Update on State of Json-parsing Performance
(22-Feb-2009, NOTE: there is an update to this update with even more up-to-date results!)
It has been good year and a half since I blogged about Json performance
on JSON performance in Java (or lack thereof)" ).
So it is about time to revisit the question and see what is the state of the art with Java Json processing today.
This time I will be using a bit more full-featured performance benchmark
framework: (codename "StaxBind"), which is based on Japex,
and allows for easy comparison of different data format / library
combination for different tasks. Initially aimed at comparing data
binding performance for xml processing (hence the name), it is growing
for a more general purpose data format processing performance testing
For now the module is available from Woodstox repository, and contains a few test cases including one used here.
Since benchmarks are run using Japex the results should be more informative as well as reproduceable; plus, we get some pretty graphs to look at.
1. Test case: "json-field-count"
The specific test used from StaxBind is "json-count", test designed to
allow testing a wide selection of available Java Json parsers. Test code
essentially traverses through given Json documents, counting instances
of field names; results are verified before each test to ensure that all
parsers (or rather, test drivers for parsers) see the same data.
This traversal operation is not an overly meaningful in itself, but it is easy to implement for most parsers (see below for exceptions), and should be reasonably fair and representative regarding expected processing performance. The other more obvious choice would be a data binding test -- I hope to cover that later on -- but that will mean writing much more test code for packages that do not support automatic data binding.
2. Sample documents
For testing I chose 3 different Json documents:
- Sample #4 from json.org example docs section (the one with "web-app" struct)
- Sample Twitter search response message
- "db100.xml" (from XMLTest document set) automatically converted to json
Document sizes vary from 3 to 15 kB; fairly small, but enough to show the trend about parsing performance. This is not a great set of documents to use, but since there is generally accepted set of Json test documents available (or if there is, please let me know!), it will have to do.
3. Parsers compared
I decided to choose parsers to test from json.org's java parser implementation list. I think that is the most likely starting point for developers; and it is reasonably complete list as well.

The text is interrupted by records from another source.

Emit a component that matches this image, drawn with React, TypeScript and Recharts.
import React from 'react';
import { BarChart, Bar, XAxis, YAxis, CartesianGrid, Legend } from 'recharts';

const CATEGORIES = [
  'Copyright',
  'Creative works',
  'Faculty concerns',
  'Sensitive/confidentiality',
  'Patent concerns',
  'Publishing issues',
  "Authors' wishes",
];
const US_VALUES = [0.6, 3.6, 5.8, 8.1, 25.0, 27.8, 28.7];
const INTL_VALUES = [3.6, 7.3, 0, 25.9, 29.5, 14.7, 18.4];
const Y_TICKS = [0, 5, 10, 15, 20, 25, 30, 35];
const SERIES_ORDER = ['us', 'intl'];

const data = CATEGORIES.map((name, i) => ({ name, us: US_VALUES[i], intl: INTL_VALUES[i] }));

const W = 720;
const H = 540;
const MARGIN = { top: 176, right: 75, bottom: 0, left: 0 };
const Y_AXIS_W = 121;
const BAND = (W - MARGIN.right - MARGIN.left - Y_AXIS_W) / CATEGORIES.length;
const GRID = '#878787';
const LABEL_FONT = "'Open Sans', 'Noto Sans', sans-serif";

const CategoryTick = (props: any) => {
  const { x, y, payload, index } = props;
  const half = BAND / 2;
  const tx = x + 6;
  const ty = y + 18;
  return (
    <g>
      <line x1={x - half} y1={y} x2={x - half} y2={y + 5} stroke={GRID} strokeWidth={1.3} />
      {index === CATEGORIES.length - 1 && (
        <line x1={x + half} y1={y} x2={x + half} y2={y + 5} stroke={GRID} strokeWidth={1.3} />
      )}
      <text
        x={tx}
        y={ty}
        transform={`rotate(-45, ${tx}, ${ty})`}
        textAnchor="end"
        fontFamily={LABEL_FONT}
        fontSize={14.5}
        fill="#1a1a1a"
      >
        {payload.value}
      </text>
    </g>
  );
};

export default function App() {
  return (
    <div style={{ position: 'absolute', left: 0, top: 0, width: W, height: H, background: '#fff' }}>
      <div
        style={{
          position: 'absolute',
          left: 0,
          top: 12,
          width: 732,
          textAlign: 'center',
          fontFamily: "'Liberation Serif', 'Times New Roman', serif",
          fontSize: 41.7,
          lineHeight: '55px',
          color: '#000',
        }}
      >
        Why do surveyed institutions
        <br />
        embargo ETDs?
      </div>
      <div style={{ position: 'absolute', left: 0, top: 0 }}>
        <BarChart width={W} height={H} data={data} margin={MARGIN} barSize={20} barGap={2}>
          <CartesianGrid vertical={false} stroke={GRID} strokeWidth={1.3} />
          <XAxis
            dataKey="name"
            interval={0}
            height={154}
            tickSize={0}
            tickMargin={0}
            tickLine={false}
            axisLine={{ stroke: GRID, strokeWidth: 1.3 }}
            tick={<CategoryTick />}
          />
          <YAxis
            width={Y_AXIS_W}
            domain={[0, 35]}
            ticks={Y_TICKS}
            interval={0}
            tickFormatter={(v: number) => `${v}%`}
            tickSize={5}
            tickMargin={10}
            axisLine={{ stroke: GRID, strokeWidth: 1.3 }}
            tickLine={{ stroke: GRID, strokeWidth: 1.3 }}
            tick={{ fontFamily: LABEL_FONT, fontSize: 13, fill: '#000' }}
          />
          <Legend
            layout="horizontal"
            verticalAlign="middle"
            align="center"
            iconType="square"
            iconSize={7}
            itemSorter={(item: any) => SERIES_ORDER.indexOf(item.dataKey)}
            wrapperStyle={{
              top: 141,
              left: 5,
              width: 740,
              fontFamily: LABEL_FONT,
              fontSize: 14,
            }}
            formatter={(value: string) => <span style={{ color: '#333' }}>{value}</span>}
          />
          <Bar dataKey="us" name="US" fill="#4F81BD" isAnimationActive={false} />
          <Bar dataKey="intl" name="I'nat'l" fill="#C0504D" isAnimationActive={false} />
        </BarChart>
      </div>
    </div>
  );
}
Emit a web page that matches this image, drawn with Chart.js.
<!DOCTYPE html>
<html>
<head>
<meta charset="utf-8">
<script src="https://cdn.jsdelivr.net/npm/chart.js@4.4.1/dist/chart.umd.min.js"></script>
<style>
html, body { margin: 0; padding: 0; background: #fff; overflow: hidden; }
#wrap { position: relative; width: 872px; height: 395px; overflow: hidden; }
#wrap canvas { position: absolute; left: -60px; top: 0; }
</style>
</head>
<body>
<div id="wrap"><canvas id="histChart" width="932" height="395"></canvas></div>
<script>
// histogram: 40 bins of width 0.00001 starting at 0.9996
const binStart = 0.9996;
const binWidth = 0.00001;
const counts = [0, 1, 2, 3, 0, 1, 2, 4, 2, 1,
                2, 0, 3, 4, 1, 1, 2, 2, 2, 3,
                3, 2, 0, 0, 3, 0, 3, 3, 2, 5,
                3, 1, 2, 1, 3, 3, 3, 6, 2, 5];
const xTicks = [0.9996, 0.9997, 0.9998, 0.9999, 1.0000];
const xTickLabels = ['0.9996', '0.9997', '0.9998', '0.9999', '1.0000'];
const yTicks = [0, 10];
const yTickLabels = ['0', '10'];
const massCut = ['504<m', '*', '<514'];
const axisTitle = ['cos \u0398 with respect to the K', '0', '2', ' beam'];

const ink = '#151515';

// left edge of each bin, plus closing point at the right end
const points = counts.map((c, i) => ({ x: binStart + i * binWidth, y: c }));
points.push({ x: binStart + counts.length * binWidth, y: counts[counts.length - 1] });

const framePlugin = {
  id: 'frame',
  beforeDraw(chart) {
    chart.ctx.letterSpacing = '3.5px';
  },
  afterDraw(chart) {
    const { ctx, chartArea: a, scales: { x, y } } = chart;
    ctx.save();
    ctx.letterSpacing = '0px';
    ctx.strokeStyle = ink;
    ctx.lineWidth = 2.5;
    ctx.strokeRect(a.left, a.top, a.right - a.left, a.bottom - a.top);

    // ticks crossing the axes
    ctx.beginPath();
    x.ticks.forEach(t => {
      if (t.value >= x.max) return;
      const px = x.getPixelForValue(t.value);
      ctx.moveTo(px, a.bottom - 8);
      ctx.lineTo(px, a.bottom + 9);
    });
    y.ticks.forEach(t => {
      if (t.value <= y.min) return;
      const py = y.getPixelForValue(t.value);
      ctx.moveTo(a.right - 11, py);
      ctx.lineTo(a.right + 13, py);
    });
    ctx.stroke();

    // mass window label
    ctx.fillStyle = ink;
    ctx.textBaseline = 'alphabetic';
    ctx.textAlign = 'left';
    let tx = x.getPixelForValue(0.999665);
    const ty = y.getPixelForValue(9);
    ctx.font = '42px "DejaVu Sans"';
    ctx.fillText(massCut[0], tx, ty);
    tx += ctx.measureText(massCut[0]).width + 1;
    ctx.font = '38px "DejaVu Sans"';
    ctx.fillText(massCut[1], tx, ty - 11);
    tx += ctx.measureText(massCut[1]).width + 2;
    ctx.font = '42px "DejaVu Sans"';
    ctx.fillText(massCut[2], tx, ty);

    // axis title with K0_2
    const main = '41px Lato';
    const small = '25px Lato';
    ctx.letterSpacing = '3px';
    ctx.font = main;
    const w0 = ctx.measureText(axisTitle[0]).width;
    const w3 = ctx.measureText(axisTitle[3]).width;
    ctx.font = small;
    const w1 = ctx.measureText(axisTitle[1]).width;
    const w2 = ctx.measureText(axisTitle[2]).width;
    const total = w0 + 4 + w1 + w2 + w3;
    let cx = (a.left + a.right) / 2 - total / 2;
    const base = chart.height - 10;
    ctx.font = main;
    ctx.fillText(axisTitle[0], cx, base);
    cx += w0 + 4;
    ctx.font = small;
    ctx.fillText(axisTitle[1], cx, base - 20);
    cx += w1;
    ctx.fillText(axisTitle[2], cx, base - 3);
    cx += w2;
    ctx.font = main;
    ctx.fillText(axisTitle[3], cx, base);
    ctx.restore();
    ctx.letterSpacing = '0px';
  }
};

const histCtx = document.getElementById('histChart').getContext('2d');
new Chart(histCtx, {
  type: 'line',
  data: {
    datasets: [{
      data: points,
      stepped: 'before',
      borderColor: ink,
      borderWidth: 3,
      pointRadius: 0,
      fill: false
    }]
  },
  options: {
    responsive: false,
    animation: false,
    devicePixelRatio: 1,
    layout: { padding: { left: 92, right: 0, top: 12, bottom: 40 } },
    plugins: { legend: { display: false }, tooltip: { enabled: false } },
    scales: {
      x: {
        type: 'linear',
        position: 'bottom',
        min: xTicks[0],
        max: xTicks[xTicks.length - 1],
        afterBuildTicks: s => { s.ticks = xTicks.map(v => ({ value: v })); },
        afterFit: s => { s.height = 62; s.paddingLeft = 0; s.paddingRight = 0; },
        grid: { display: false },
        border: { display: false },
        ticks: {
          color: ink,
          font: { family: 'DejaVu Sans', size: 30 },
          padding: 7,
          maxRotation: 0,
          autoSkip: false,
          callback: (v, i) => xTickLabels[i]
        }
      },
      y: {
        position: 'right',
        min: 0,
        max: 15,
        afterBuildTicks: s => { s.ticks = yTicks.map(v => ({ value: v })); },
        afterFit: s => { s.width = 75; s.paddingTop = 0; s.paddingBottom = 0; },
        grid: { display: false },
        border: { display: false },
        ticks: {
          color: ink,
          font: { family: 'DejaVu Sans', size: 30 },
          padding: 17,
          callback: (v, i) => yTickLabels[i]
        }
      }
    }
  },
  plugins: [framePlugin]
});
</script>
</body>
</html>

Not all listed libraries from the list qualify. Specifically:
- Some libraries included use another Json parser: for example, both XStream and Jettison use the "json.org" reference implementation as the underlying parser
- Some libraries can only generate Json, not parse it (such as flex-json
- One otherwise decent-looking candidate (Google-gson) only implements data-bin ding interface, which is which might may be a decent Json processing package only seems to implement data binding functionality, but not streaming or tree-based alternative (I am hoping to include it in the data-binding tests)
Given this, here are the contestants:
- Json.org reference implementation: the "standard" choice most developers start with
- Json Tools from Berlios (full-featured, well-documented)
- Json-lib (another fairly full-featured package)
- Json-simple from Google code
- StringTree JSON (delightfully compact code; alas very simplistic regarding well-formedness checks)
- Jackson (the reigning champion from the last test), version 0.9.8
Of these, all implement a tree-model; some also implement data binding (json-tools and Jackson at least), but only Jackson appears to implement pure streaming interface. For this reason, there are 2 tests for Jackson: one using Tree model, the other streaming API.
After letting Japex churn through the test for almost an hour, we get the actual results. Full result data and graphs can be found here. (also: here are result from another test run (this one with a more modern dual-core system). Both runs are on a Linux desktop machine, using a recent JVM (1.6.0 update 10 or 12)
But here is the main graph (from the first test run) that summarizes results:
It looks like Jackson is still rather more efficient at parsing than the rest: not only is the core streaming parser very fast, even the tree-based alternative does quite well. In fact, graph readability suffers a little bit from Jackson's dominance.
As for the rest, StringTree parser performs a bit better than the others. But the biggest surprise may be the fact the reference implementation is faster than most alternatives; despite the claims made for these alternatives (I have yet to find a library that doesn't claim to be light-weight and fast :) ). In a way that's good -- at least most developers are not using the slowest available parsers.